Salvia is a large genus of plants that encompasses a wide range of garden plants including flowering perennials, annuals and herbs.
Few perennials are as long blooming, hardy and reliable – and yet so misunderstood and underappreciated – as perennial Salvias. When properly tended they can provide 8-10 weeks of bloom. Unfortunately, many gardeners are unfamiliar with the proper maintenance of perennial Salvia and end up disappointed in their performance. Johnson’s Gardens commonly carries the following varieties:
All are deer/rabbit resistant, drought tolerant, attractive to butterflies and cold hardy to Zone 3.
- ‘Marcus’ – 8”-10” dwarf with deep violet flowers
- ‘May Night’ – 18”-24” violet-blue flower spikes
- ‘Blue Hill’ – 12”-24” blue flower spikes
- ‘Sensation Deep Rose’ – 12” lavender-pink flower spikes
- ‘Sensation Sky Blue’ – 10”-12” blue flower spikes on compact plant
- ‘Caradonna’ – 24”-30” tall with incredibly deep violet-blue flowers, accented with red, on sturdy dark colored stems. Combine with yellow flowers for a striking color grouping.
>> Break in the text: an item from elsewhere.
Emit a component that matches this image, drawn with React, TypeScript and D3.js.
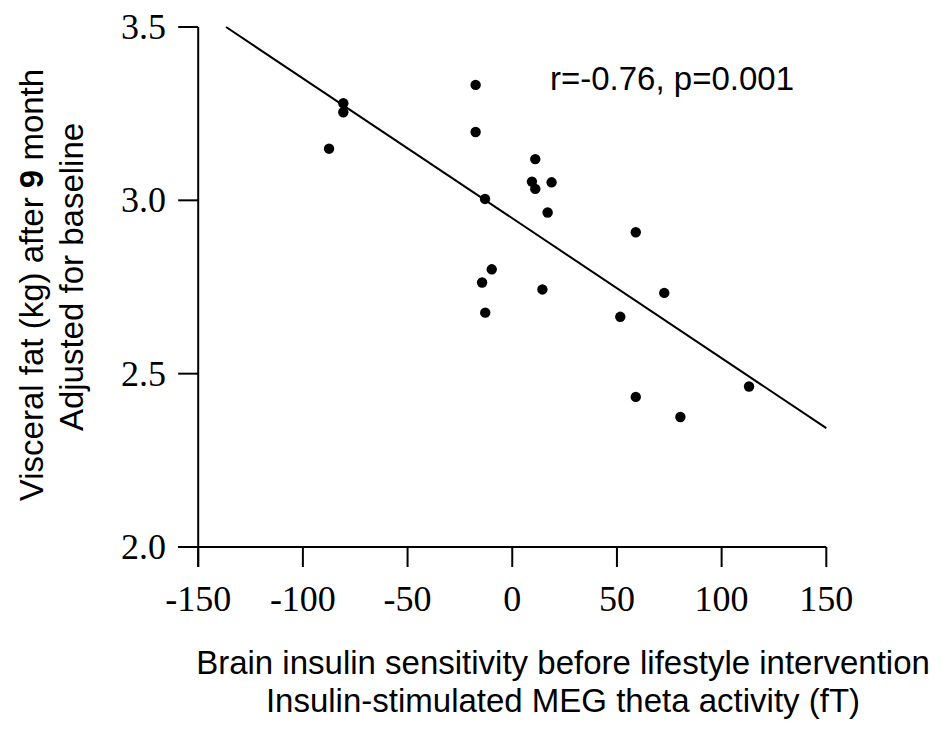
import React from "react";
import * as d3 from "d3";

const pointsX = [-80.7, -80.7, -87.5, -17.5, -17.5, 11.0, 9.4, 11.0, 18.8, -13.0, 16.9, -9.8, -14.4, 14.4, -12.9, 59.0, 72.6, 51.6, 113.1, 59.0, 80.3];
const pointsY = [3.28, 3.254, 3.149, 3.333, 3.197, 3.119, 3.054, 3.033, 3.052, 3.004, 2.965, 2.801, 2.763, 2.743, 2.676, 2.908, 2.733, 2.664, 2.463, 2.433, 2.375];
const fitX = [-136.7, 150];
const fitY = [3.5, 2.343];
const xTicks = [-150, -100, -50, 0, 50, 100, 150];
const yTicks = [2.0, 2.5, 3.0, 3.5];
const annotation = "r=-0.76, p=0.001";
const xTitle = ["Brain insulin sensitivity before lifestyle intervention", "Insulin-stimulated MEG theta activity (fT)"];
const yTitle2 = "Adjusted for baseline";

export default function App() {
  const W = 947, H = 740;
  const x = d3.scaleLinear().domain([-150, 150]).range([198.2, 826.3]);
  const y = d3.scaleLinear().domain([2, 3.5]).range([547, 27]);
  const line = d3.line<number>().x((d) => x(fitX[d])).y((d) => y(fitY[d]));
  const sans = "Arial, 'Liberation Sans', sans-serif";
  const serif = "'Times New Roman', 'Liberation Serif', serif";
  const x0 = x(-150), y0 = y(2);
  return (
    <div style={{ position: "absolute", left: 0, top: 0 }}>
      <svg width={W} height={H} style={{ display: "block", background: "#fff" }}>
        <line x1={x0} x2={x0} y1={y(3.5)} y2={y0 + 20} stroke="#000" strokeWidth={2} />
        <line x1={x0 - 20} x2={x(150)} y1={y0} y2={y0} stroke="#000" strokeWidth={2} />
        {xTicks.map((t) => (
          <g key={"x" + t}>
            <line x1={x(t)} x2={x(t)} y1={y0} y2={y0 + 20} stroke="#000" strokeWidth={2} />
            <text x={x(t)} y={611} textAnchor="middle" fontFamily={serif} fontSize={36} fill="#000">
              {t}
            </text>
          </g>
        ))}
        {yTicks.map((t) => (
          <g key={"y" + t}>
            <line x1={x0 - 20} x2={x0} y1={y(t)} y2={y(t)} stroke="#000" strokeWidth={2} />
            <text x={166} y={y(t) + 12} textAnchor="end" fontFamily={serif} fontSize={36} fill="#000">
              {t.toFixed(1)}
            </text>
          </g>
        ))}
        <path d={line([0, 1]) || ""} fill="none" stroke="#000" strokeWidth={2} />
        {pointsX.map((px, i) => (
          <circle key={i} cx={x(px)} cy={y(pointsY[i])} r={5.2} fill="#000" />
        ))}
        <text x={550} y={90} fontFamily={sans} fontSize={33} fill="#000">
          {annotation}
        </text>
        <text x={563} y={674} textAnchor="middle" fontFamily={sans} fontSize={33} fill="#000">
          {xTitle[0]}
        </text>
        <text x={563} y={712} textAnchor="middle" fontFamily={sans} fontSize={33} fill="#000">
          {xTitle[1]}
        </text>
        <text transform="translate(43,285) rotate(-90)" textAnchor="middle" fontFamily={sans} fontSize={33} fill="#000">
          Visceral fat (kg) after <tspan fontWeight="bold">9</tspan> month
        </text>
        <text transform="translate(83,277) rotate(-90)" textAnchor="middle" fontFamily={sans} fontSize={33} fill="#000">
          {yTitle2}
        </text>
      </svg>
    </div>
  );
}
My favorite!
Care For Salvia
The key to getting the most out of your perennial Salvia is proper pruning, as they require a mid-season “haircut” in order to re-bloom and keep a clean habit. As with all perennials, cut off last season’s growth prior to current season’s growth emerging in the spring. In late spring your Salvia will produce abundant spires of slender flowers. Depending on variety, the flower color will be either rose, cream or shades of blue to violet. Height, again depending on variety, will be from 8” to 30”. This first flush of bloom will last 4 to 5 weeks. Once most of the flowers have faded, cut the entire plant down to the basal foliage. This will rejuvenate the plant and produce a new crop of fresh foliage and a second 4-5 weeks’ worth of flowers. Without this severe haircut, Salvia will flop outward in a birdnest manner and stop blooming, which is how it sometimes earns its undeserved bad name.
There are several species of Salvia which we grow as annuals here in Zone 5.
- S. splendens – This species produces prolific very showy large tubular flowers all summer. The most commonly seen color is a true fire-engine red.
- S. farinacea – Slender spikes of pale blue all summer long. Popular as a bedding plant
- S. guaranitica – A cultivar called ‘Black & Blue’ is the most popular and is a Hummingbird magnet! It produces deep cobalt blue flowers with black calyces. This one doesn’t begin blooming until mid-summer but will continue through fall, if deadheaded.
Left: S. splendens | Middle: S. farinacea | Right: S. guaranitica ‘Black & Blue’
Culinary Salvia (“Sage”)
Common Sage (Salvia officinalis) – A perennial, native to the Mediterranean region, grown in Wisconsin as an annual. It has woody stems, silver-grey leaves, and blue to purplish flowers. It is a staple herb that is used in meat dishes, sausages, stuffing and tea.
- ‘Aurea’ – Golden variegated foliage
- ‘Tricolor’ – Variegated leaves are cream, purple & green
- ‘Purpurescens’ – Purple shaded leaves
- ‘Berggharten’ – Larger silver/green leaves. This is the hardiest of the group and may overwinter in zone 5, with protection.
Pineapple Sage (Salvia elegans) – Grown as an annual, Pineapple Sage can grow to 36” in a single season. The foliage has a mild pineapple flavor and can be harvested fresh for use in salads, desserts, cold drinks or as a garnish. Dried leaves can be used to make herbal tea, used in jellies and in potpourri. Brilliant red funnel shaped flowers aren’t produced until late summer so the plant is grown primarily for its foliage.